Der BGH vertritt die Ansicht, dass die getroffenen Vereinbarungen (Sonderkündigungsrecht) und dessen Ausübung weder gegen § 242 BGB noch gegen § 138 I BGB verstoßen.

Nach den Feststellungen des Berufungsgerichts habe die Vermieterin der Mieterin nicht zugesichert, dass die über den Mieträumen gelegenen vier Stockwerke als Büroräume genutzt werden würden; es handele sich insoweit lediglich um eine gemeinsame Vorstellung der Parteien i. S. einer Geschäftsgrundlage. Das Berufungsgericht habe nicht verkannt, dass für die Berücksichtigung von Störungen der Geschäftsgrundlage grundsätzlich kein Raum ist, sobald es um Erwartungen und Umstände geht, die nach den vertraglichen Vereinbarungen in den Risikobereich einer der Parteien fallen.

Zu Unrecht meine das Berufungsgericht allerdings, bei der gemeinsamen Vorstellung der Parteien, die vier Stockwerke über den Mieträumen würden als Büroraum genutzt, handele es sich um ein von der Vermieterin übernommenes Risiko.

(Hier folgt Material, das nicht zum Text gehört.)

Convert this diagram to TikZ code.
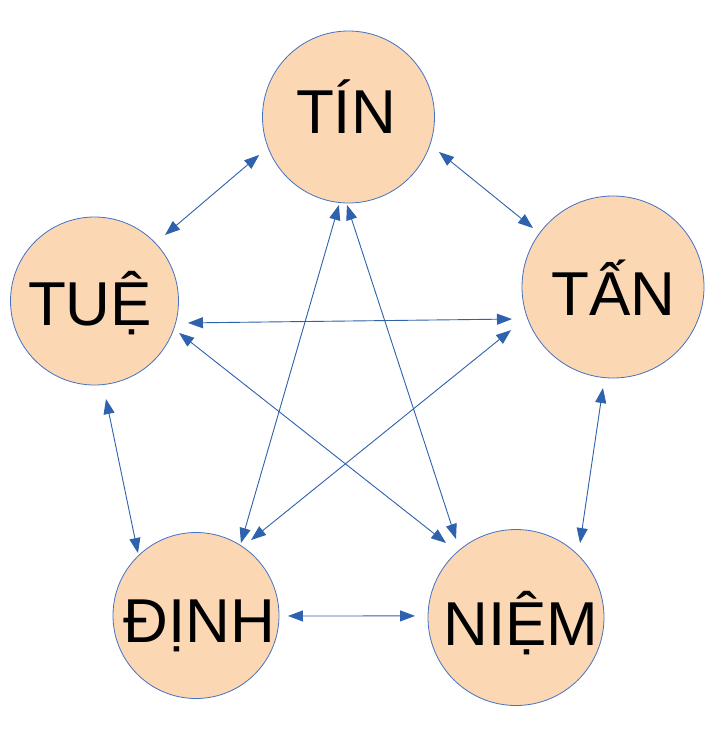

Nach ständiger Rechtsprechung des Senats trägt bei der Gewerberaummiete grundsätzlich der Mieter das Verwendungsrisiko bezüglich der Mietsache. Dazu gehört vor allem das Risiko, mit dem Mietobjekt Gewinne erzielen zu können. Erfüllt sich die Gewinnerwartung des Mieters nicht, so verwirklicht sich damit ein typisches Risiko des gewerblichen Mieters. Danach fällt es in den Verantwortungsbereich des Mieters, als Unternehmer die Erfolgsaussichten eines Geschäfts in der gewählten Lage abzuschätzen. Das umfasst auch das Risiko einer Veränderung der Mietstruktur im Umfeld des Mietobjektes.

Die Leitsätze lauten wie folgt:
1. . …
2. Auch eine – hier vom Vermieter als Reaktion auf die Marktverhältnisse bewirkte – Veränderung der Mieterstruktur im Umfeld des Mietobjekts fällt unter das typischerweise vom gewerblichen Mieter zu tragende Verwendungsrisiko der Mietsache.
3. Soll diese typische Risikoverteilung abweichend geregelt werden, bedarf es einer hinreichend klaren Vereinbarung; eine lediglich übereinstimmende Vorstellung der Parteien über die Mieterstruktur im Umfeld des Mietobjekts (hier: Büroetagen) genügt ebenso wenig wie die Bezeichnung jener Etagen in einer dem streitigen Mietvertrag beigefügten Gesamtflächenzusammenstellung als „Büro.

Die Entscheidung ist dogmatisch sauber begründet und verteilt die vertraglichen Risiken sachgerecht in beiderlei Richtung.